In 367 he was the first Church Father to write a list of the 27 canonical books of the New Testament – as opposed to the heretical books that pretended to be authentic teachings of the Church. His list eventually became the New Testament as we know it today. In addition, St. Athanasius wrote several treatises defending the Faith against heresy.
Yet St. Athanasius’ most enduring words are these, “God became man, that we might be made god.” His words are enduring because they are shocking: We can become god? Yes, though further clarification is needed. We do not become God in the same essence; we don’t join the Holy Trinity and disappear into God. However we also don’t become gods that are separate from God Almighty, like the pantheon of gods in Greek mythology.

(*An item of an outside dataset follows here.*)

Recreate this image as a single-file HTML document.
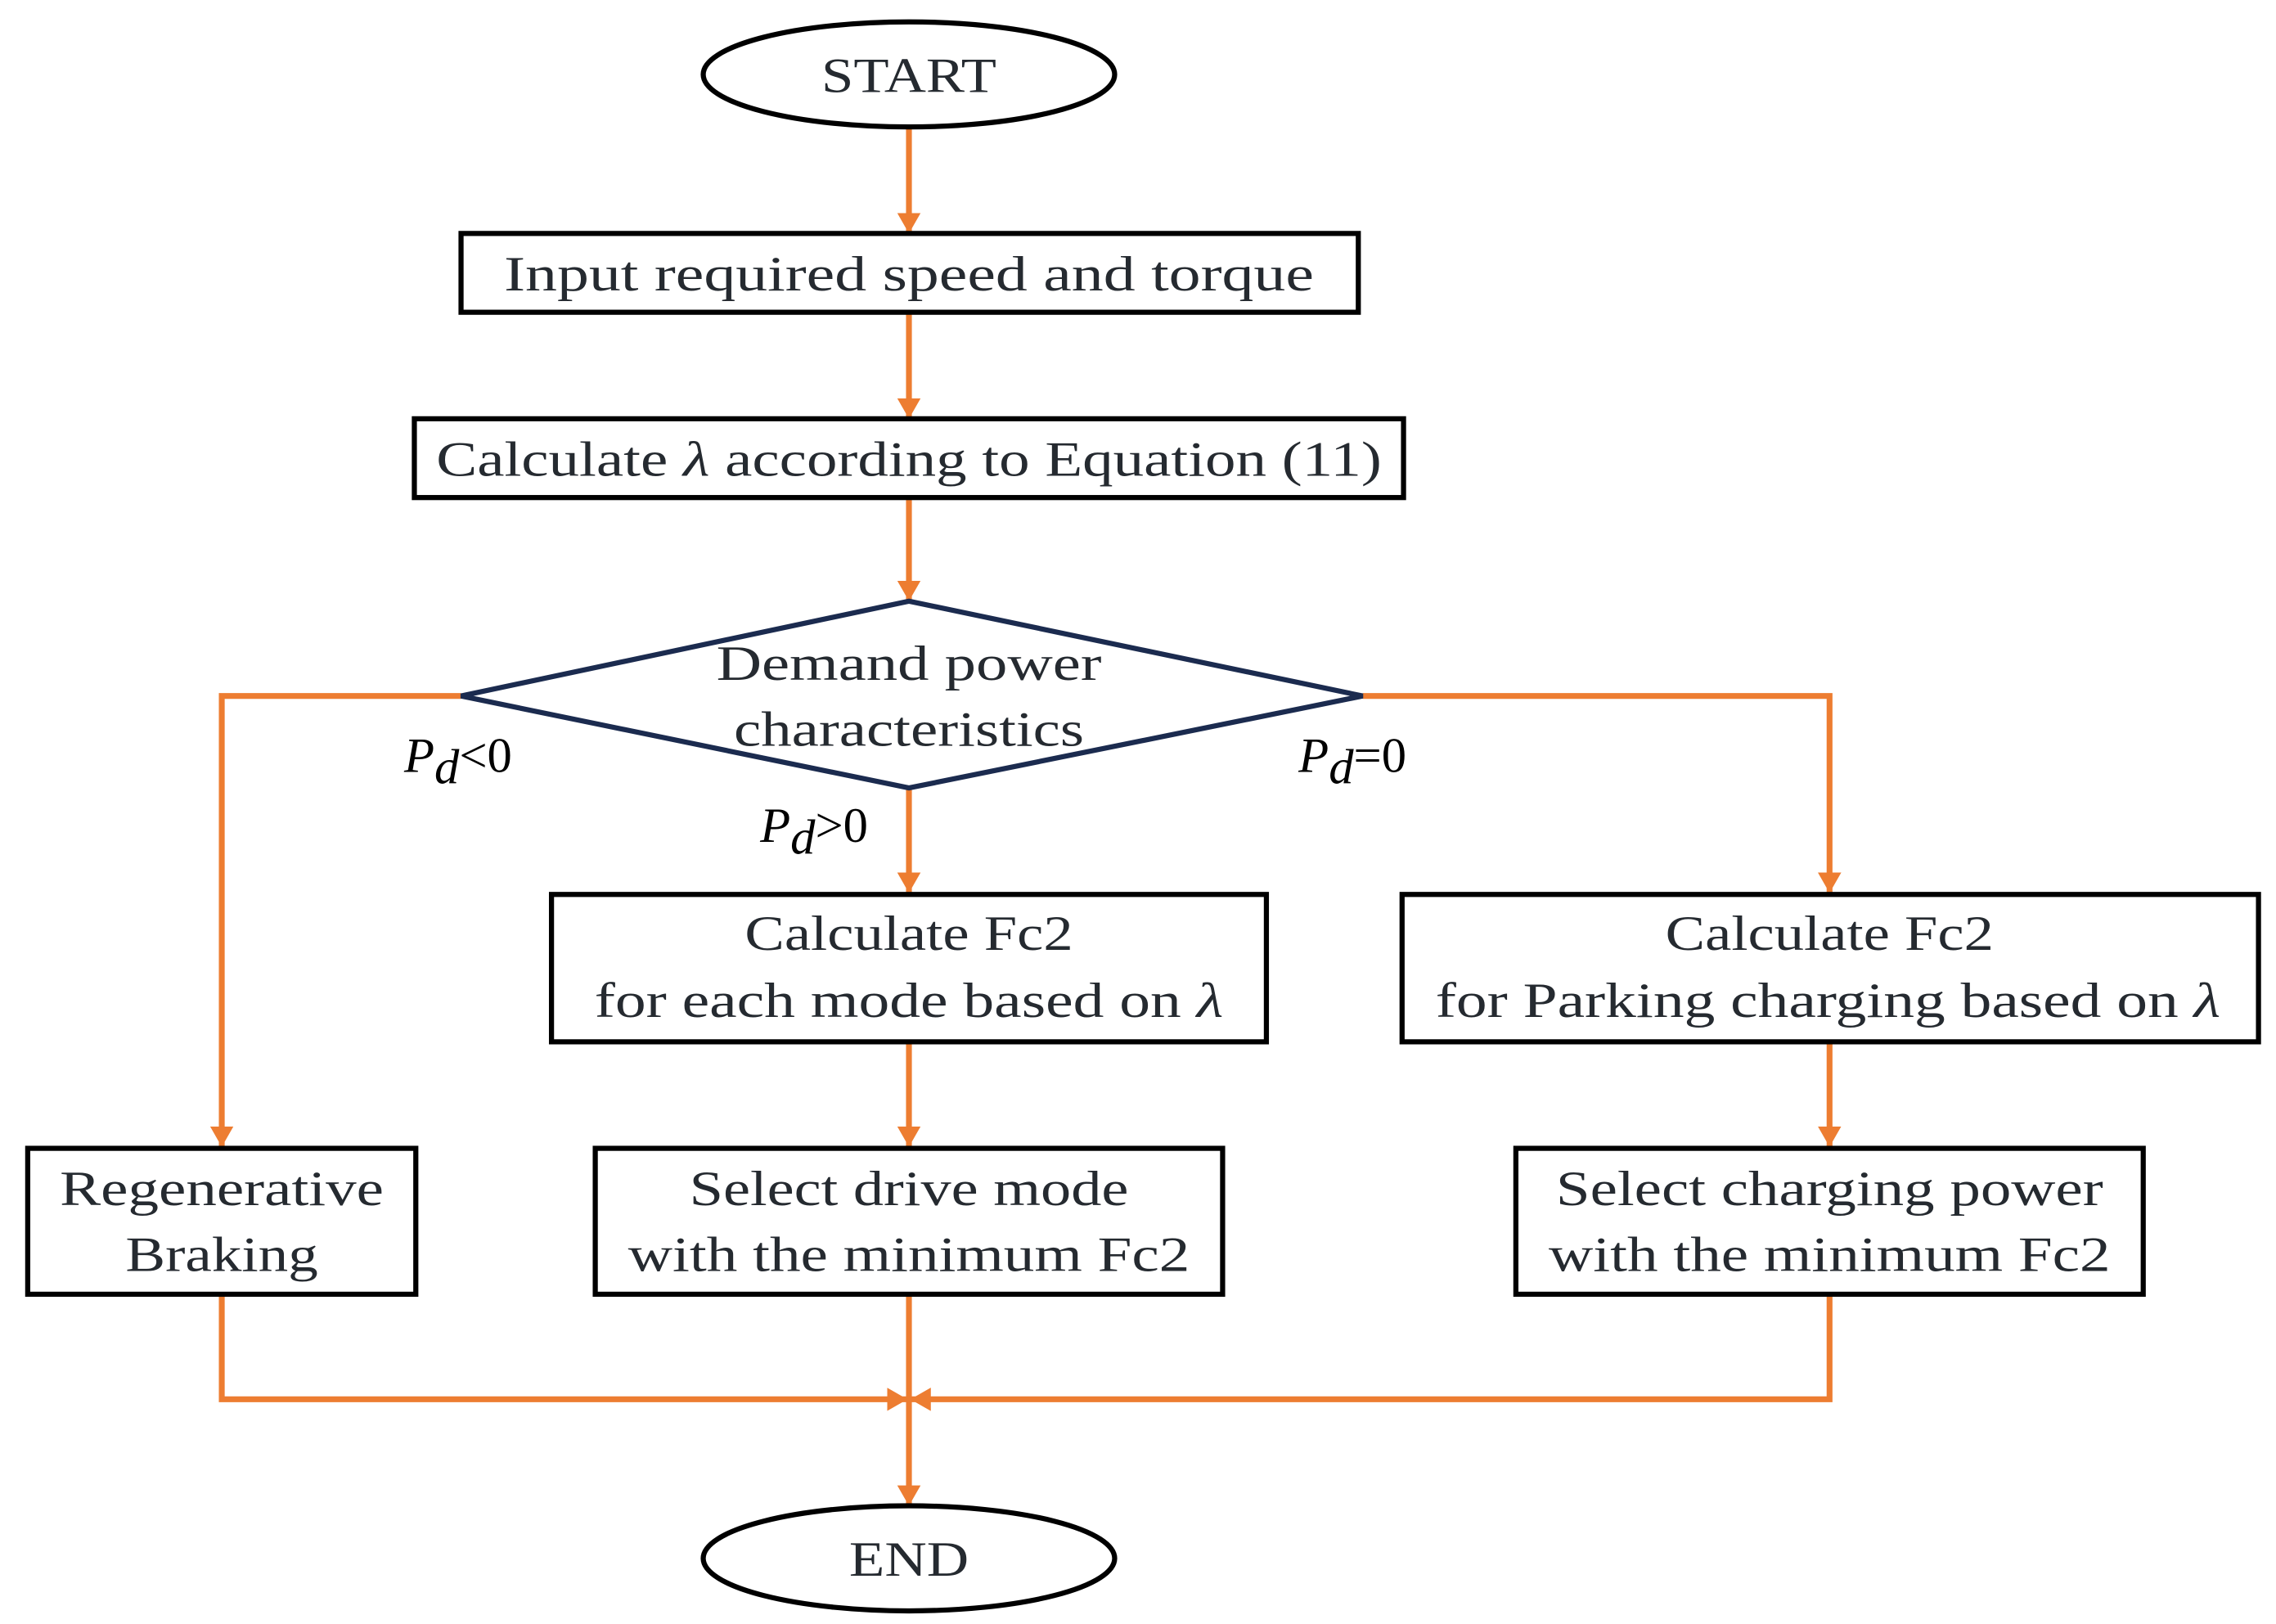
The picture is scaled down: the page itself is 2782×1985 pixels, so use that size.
<!DOCTYPE html>
<html><head><meta charset="utf-8"><style>html,body{margin:0;padding:0;background:#fff}svg{display:block}</style></head>
<body>
<svg width="2782" height="1985" viewBox="0 0 1560 1113" preserveAspectRatio="none" xmlns="http://www.w3.org/2000/svg">
<defs>
<marker id="a" viewBox="0 0 14 16" refX="14" refY="8" markerWidth="14" markerHeight="16" markerUnits="userSpaceOnUse" orient="auto"><path d="M0,0 L14,8 L0,16 Z" fill="#ed7d31"/></marker>
</defs>
<g fill="none" stroke="#ed7d31" stroke-width="4">
<path d="M623,88 V160" marker-end="url(#a)"/>
<path d="M623,214 V287" marker-end="url(#a)"/>
<path d="M623,341 V412" marker-end="url(#a)"/>
<path d="M623,540 V612" marker-end="url(#a)"/>
<path d="M316,477 H152 V786" marker-end="url(#a)"/>
<path d="M934,477 H1254 V612" marker-end="url(#a)"/>
<path d="M623,714 V786" marker-end="url(#a)"/>
<path d="M1254,714 V786" marker-end="url(#a)"/>
<path d="M152,887 V959 H622" marker-end="url(#a)"/>
<path d="M1254,887 V959 H624" marker-end="url(#a)"/>
<path d="M623,887 V1032" marker-end="url(#a)"/>
</g>
<g fill="#fff" stroke="#000" stroke-width="3.5">
<ellipse cx="623" cy="51" rx="141" ry="36"/>
<ellipse cx="623" cy="1068" rx="141" ry="36"/>
<rect x="316" y="160" width="615" height="54"/>
<rect x="284" y="287" width="678" height="54"/>
<rect x="378" y="613" width="490" height="101"/>
<rect x="961" y="613" width="587" height="101"/>
<rect x="19" y="787" width="266" height="100"/>
<rect x="408" y="787" width="430" height="100"/>
<rect x="1039" y="787" width="430" height="100"/>
</g>
<polygon points="623,412 934,477 623,540 316,477" fill="none" stroke="#1b2b4f" stroke-width="3.5"/>
<g font-family="Liberation Serif, serif" font-size="34" fill="#252a30" text-anchor="middle" lengthAdjust="spacingAndGlyphs">
<text x="623" y="63" textLength="120" lengthAdjust="spacingAndGlyphs">START</text>
<text x="623" y="199" textLength="555" lengthAdjust="spacingAndGlyphs">Input required speed and torque</text>
<text x="623" y="326" textLength="648" lengthAdjust="spacingAndGlyphs">Calculate <tspan font-style="italic">λ</tspan> according to Equation (11)</text>
<text x="623" y="466" textLength="264" lengthAdjust="spacingAndGlyphs">Demand power</text>
<text x="623" y="511" textLength="240" lengthAdjust="spacingAndGlyphs">characteristics</text>
<text x="623" y="651" textLength="225" lengthAdjust="spacingAndGlyphs">Calculate Fc2</text>
<text x="623" y="697" textLength="431" lengthAdjust="spacingAndGlyphs">for each mode based on <tspan font-style="italic">λ</tspan></text>
<text x="1254" y="651" textLength="225" lengthAdjust="spacingAndGlyphs">Calculate Fc2</text>
<text x="1253" y="697" textLength="538" lengthAdjust="spacingAndGlyphs">for Parking charging based on <tspan font-style="italic">λ</tspan></text>
<text x="152" y="826" textLength="222" lengthAdjust="spacingAndGlyphs">Regenerative</text>
<text x="152" y="871" textLength="132" lengthAdjust="spacingAndGlyphs">Braking</text>
<text x="623" y="826" textLength="301" lengthAdjust="spacingAndGlyphs">Select drive mode</text>
<text x="623" y="871" textLength="385" lengthAdjust="spacingAndGlyphs">with the minimum Fc2</text>
<text x="1254" y="826" textLength="375" lengthAdjust="spacingAndGlyphs">Select charging power</text>
<text x="1254" y="871" textLength="385" lengthAdjust="spacingAndGlyphs">with the minimum Fc2</text>
<text x="623" y="1080" textLength="82" lengthAdjust="spacingAndGlyphs">END</text>
</g>
<g font-family="Liberation Serif, serif" font-size="34" fill="#000">
<text x="277" y="529"><tspan font-style="italic">P</tspan><tspan font-style="italic" dy="8">d</tspan><tspan dy="-8">&lt;0</tspan></text>
<text x="890" y="529"><tspan font-style="italic">P</tspan><tspan font-style="italic" dy="8">d</tspan><tspan dy="-8">=0</tspan></text>
<text x="521" y="577"><tspan font-style="italic">P</tspan><tspan font-style="italic" dy="8">d</tspan><tspan dy="-8">&gt;0</tspan></text>
</g>
</svg>
</body></html>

Rather St. Athanasius is describing the process of theosis or deification – the way in which humans become united to God. That union is so intimate that we truly become “partakers of the divine nature” (2 Peter 1:4). Just as we receive the very Body and Blood of our Lord Jesus Christ and have His Body and Blood intermingled with our own body and blood, so we can become intimately united to God eternally. Yet this unification is not a one-time event; it is a life-long spiritual journey, the result of which Jesus Himself described, quoting in John 10:34 from Psalm 82: “I have said: you are gods; you are all sons of the Most High.” We become adopted into God’s family, as His sons and daughters. And that makes us brothers and sisters of the Son of God, Jesus Christ. It means that we become like God. We take on His attributes as our own, while still retaining our own unique identity.
God became man, that we might be made god. God has joined Himself to us, taking on our human nature.